Stress affects the prefrontal cortex, the executive section of the brain that regulates thought, behavior and emotion. But how? Perhaps through a messenger compound called protein kinase C (PKC).
When Amy Arnsten of Yale Medical School and her colleagues increased PKC levels in rats and monkeys, the animals got stupid. Before the test, they had an easy time finding a chocolate chip they had seen before. But after getting a chemical that increased their PKC levels, they had trouble finding this critical food.
Then, when the researchers blocked PKC, the rats could again find the chips.

In a second experiment, the researchers created the same picture by administering a chemical that simulates stress. As before, the decline was reversed by a PKC-blocking chemical.

If you konstantly kvetch about stress, you might greet these results as interesting, but not terribly significant. But stress and PKC also factor into the most severe mental disabilities among young adults:
Bipolar disorder causes profound mood swings in 1 percent of adult Americans.
Schizophrenia causes hallucinations, delusions, disordered thinking, bizarre speech or behavior, and social withdrawal in 1.1 percent of American adults.
Curiously, both these brain diseases, according to Arnsten, "involve profound dysfunction of the prefrontal cortex, the most highly evolved part of the brain, which lets us concentrate, organize, plan for the future." The prefrontal cortex is the home of working memory, a short-term storage that helps you recall where you left your keys.
Photo: OSHA
But there's more: The prefrontal cortex also "inhibits inappropriate thoughts and lets you act appropriately socially," Arnsten adds.

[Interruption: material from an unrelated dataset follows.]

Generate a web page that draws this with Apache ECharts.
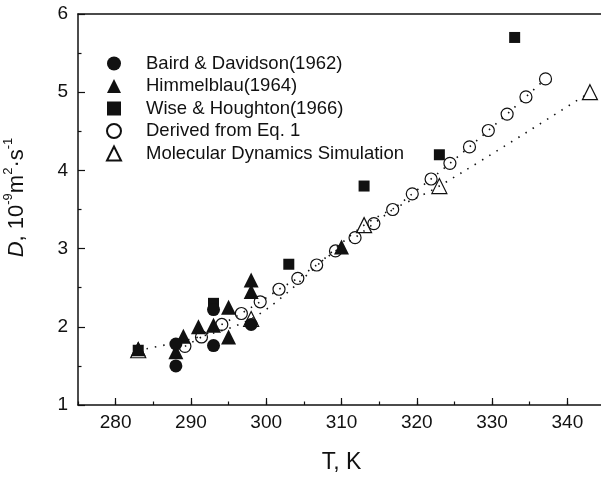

So a problem with the prefrontal cortex can prevent you from finding chocolate chips in a lab -- or impair impulse control, distraction, insight and judgment.
The present study grew from the observations of scientists like Husseini Manji of the National Institute of Mental Health, who found excess PKC in brains of people with bipolar disorder. But there are other reasons to wonder about the role of PKC in brain diseases. For example, some drugs for bipolar disorder and schizophrenia "reduce PKC very markedly" in rodent brains, Arnsten says, even though they "are very disparate molecules... and seemingly have nothing in common."
If stress raises PKC levels, and PKC changes how the prefrontal cortex works, Arnsten says PKC could explain the role of stress in bipolar disorder and schizophrenia. "Often the first psychotic break happens when a teenager goes to college or to the military for the first time. Stress is often what puts them over the edge."
The research is starting to flesh out a more complete understanding of two grave brain diseases, she adds. "Genetic changes in the regulation of protein kinase C may cause some of the symptoms of bipolar disorder and schizophrenia. In other words, we are coming to a rational understanding of irrational behavior."
Photo: Insurance Commission of Western Australia
Having identified how the messenger molecule PKC affects the prefrontal cortex,
Arnsten hopes that blocking PKC might help bipolar disorder and schizophrenia.
Marinus Pharmaceuticals, of New Haven Conn., and the Stanley
Medical Research Institute are now funding some of her research to see
if PKC inhibitors can be used safely in humans. "We hope this might be a new
direction for treating bipolar disorder and schizophrenia, because it would
be acting inside the cell, and it might act more quickly," Arnsten says. "We
hope that if it's more selective, there will be fewer side effects."
-- David Tenenbaum
Protein Kinase C Overactivity Impairs Prefrontal Cortical Regulation of Working Memory, S.G Birnbaum et al, Science, 29 October, 2004.